Staffordshire Wildlife Trust says it is an “act of betrayal” that work to remove soils from an ancient woodland in the county at a devastating time of the year for wildlife is set to take place.

It was hoped an injunction would be granted to halt work at Fulfen Wood in Staffordshire, which has been delayed to springtime from late autumn last year.

But judges denied the injunction following a hearing on Friday morning (April 3rd).

Fulfen Wood is an ancient woodland between Huddleford and Lichfield in Staffordshire, just north of the existing West Coast Mainline railway.

The controversial ‘translocation’ work, which also involves felling dozens of trees, was due to begin in late autumn to avoid nesting birds and disturbance to a whole host of other species, as well as giving replanted woodland flowers the best chance of survival. The work was due to take place at five woods: four in Warwickshire and at Fulfen Wood.

However, HS2 Ltd have proposed to carry out the work during springtime, a vital and important time for wildlife.

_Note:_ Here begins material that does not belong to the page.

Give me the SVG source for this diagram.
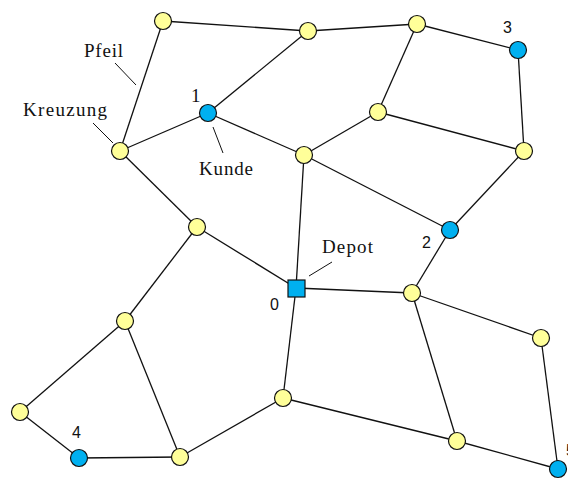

The Trust has been working alongside Chris Packham’s legal team, who had been battling to get the immediate injunction granted, after expressing deep concerns that the irreplaceable woodland would be lost forever. Ecologicial data to support Mr Packham’s challenge was submitted by the Trust.

The Trust, the county’s largest nature conservation charity, has been fighting against the impacts of HS2 on wildlife and hugely important sites across Staffordshire for over a decade.

The charity also expressed its worry about the timing of the work, when the country is in lockdown and being urged to stay at home due to the coronavirus pandemic.

David Cadman, Senior Conservation Manager for Staffordshire Wildlife Trust, said: “It certainly feels like an act of betrayal from the Government that the work is being allowed to take place at such a tragic and unprecedented time for the country.

“The injunction being placed and the work being halted would have been absolutely the right thing to do, so it is devastating for wildlife, breeding birds, bats and butterflies that it hasn’t, and is completely short sighted.

“It completely goes against best practice and conservation principles and professional standards.

“There’s a human element too. People are being urged to stay at home due to coronavirus and the safety of the construction workers, the police and protestors, are being put at severe risk.

“Once we get to the other side of the coronavirus crisis, it is massively important our Government address the issues of biodiversity loss and climate change as an immediate priority. This crisis really calls into question whether we should be proceeding with this costly and unnecessary project at all.”